**Source material**
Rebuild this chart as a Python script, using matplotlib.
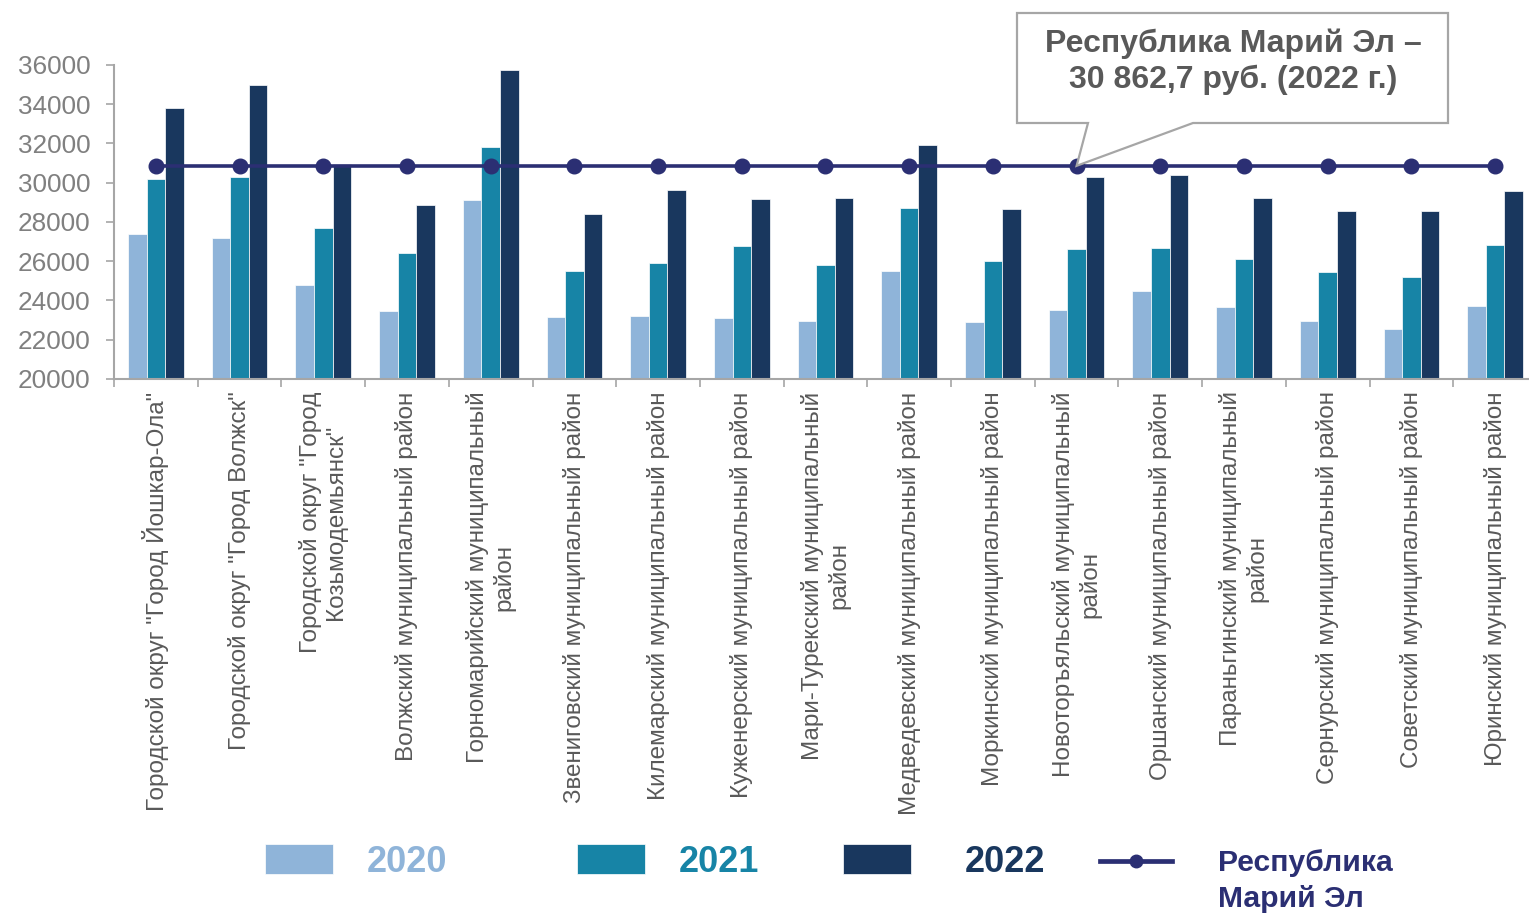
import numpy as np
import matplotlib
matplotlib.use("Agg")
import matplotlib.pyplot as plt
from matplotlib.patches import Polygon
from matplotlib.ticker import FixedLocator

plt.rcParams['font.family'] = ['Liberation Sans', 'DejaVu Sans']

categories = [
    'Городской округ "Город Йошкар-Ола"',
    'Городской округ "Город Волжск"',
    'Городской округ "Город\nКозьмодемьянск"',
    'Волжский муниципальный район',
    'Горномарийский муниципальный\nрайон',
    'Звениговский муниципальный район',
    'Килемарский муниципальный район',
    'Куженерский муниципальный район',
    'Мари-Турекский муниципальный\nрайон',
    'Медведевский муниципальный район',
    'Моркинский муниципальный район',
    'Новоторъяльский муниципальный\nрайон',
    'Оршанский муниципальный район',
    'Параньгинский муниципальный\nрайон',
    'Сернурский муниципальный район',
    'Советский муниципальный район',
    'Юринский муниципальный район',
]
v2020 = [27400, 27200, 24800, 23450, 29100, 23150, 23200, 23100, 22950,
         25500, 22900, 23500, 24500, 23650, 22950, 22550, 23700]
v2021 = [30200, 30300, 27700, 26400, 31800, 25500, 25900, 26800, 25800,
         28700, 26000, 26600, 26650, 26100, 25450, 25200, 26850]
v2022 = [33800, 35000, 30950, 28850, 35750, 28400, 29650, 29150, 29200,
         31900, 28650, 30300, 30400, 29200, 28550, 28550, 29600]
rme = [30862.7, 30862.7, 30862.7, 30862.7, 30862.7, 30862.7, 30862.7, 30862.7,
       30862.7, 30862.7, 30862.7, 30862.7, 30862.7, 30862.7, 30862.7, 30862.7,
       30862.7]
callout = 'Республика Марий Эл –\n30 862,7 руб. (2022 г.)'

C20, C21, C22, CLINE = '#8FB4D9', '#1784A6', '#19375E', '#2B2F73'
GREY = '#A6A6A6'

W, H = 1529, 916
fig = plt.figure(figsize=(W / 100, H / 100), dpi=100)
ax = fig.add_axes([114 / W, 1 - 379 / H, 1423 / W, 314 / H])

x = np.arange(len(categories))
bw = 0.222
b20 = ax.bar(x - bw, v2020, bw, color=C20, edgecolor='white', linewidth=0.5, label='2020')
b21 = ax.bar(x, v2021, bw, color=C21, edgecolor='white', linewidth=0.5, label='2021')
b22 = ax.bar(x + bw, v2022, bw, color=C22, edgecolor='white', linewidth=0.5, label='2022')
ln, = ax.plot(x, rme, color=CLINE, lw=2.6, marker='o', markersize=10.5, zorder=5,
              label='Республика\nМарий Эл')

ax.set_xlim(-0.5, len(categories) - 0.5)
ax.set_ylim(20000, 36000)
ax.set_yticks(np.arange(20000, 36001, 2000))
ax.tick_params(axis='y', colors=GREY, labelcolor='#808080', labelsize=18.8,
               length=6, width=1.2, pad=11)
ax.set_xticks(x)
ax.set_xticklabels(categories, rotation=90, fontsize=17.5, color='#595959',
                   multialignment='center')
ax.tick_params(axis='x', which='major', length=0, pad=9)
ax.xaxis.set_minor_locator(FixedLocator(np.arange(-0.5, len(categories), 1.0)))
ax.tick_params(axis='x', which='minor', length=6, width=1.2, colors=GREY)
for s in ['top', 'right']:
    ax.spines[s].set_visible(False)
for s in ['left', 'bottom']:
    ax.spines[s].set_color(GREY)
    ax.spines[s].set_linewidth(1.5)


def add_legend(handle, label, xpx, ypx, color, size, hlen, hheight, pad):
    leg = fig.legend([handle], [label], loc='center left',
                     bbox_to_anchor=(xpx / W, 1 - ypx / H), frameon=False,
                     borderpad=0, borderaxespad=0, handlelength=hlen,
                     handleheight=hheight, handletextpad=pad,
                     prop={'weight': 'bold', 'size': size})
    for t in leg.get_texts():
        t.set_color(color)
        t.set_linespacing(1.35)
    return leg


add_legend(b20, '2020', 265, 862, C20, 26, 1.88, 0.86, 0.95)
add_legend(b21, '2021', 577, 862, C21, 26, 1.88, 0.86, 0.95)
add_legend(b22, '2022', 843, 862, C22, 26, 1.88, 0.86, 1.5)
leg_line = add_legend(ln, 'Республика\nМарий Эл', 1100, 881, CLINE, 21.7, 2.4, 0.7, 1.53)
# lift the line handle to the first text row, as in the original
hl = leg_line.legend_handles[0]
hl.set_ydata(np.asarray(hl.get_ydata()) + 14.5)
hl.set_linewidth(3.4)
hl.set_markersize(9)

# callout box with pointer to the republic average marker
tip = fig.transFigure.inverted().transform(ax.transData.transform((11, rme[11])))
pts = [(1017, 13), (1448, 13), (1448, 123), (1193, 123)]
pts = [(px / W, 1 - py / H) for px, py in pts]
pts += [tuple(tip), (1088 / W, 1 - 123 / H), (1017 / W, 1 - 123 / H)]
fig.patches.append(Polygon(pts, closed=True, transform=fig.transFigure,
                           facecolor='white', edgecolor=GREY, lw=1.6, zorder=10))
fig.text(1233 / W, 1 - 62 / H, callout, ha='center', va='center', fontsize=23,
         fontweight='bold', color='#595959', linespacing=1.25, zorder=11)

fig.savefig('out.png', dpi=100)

**Description of the task**
Return nothing but the lines running from the start of the data to the line with "plt.rcParams['font.family'] = ['Liberation", please, both ends included and no pictures.

**Answer to the task**
Rebuild this chart as a Python script, using matplotlib.
import numpy as np
import matplotlib
matplotlib.use("Agg")
import matplotlib.pyplot as plt
from matplotlib.patches import Polygon
from matplotlib.ticker import FixedLocator

plt.rcParams['font.family'] = ['Liberation Sans', 'DejaVu Sans']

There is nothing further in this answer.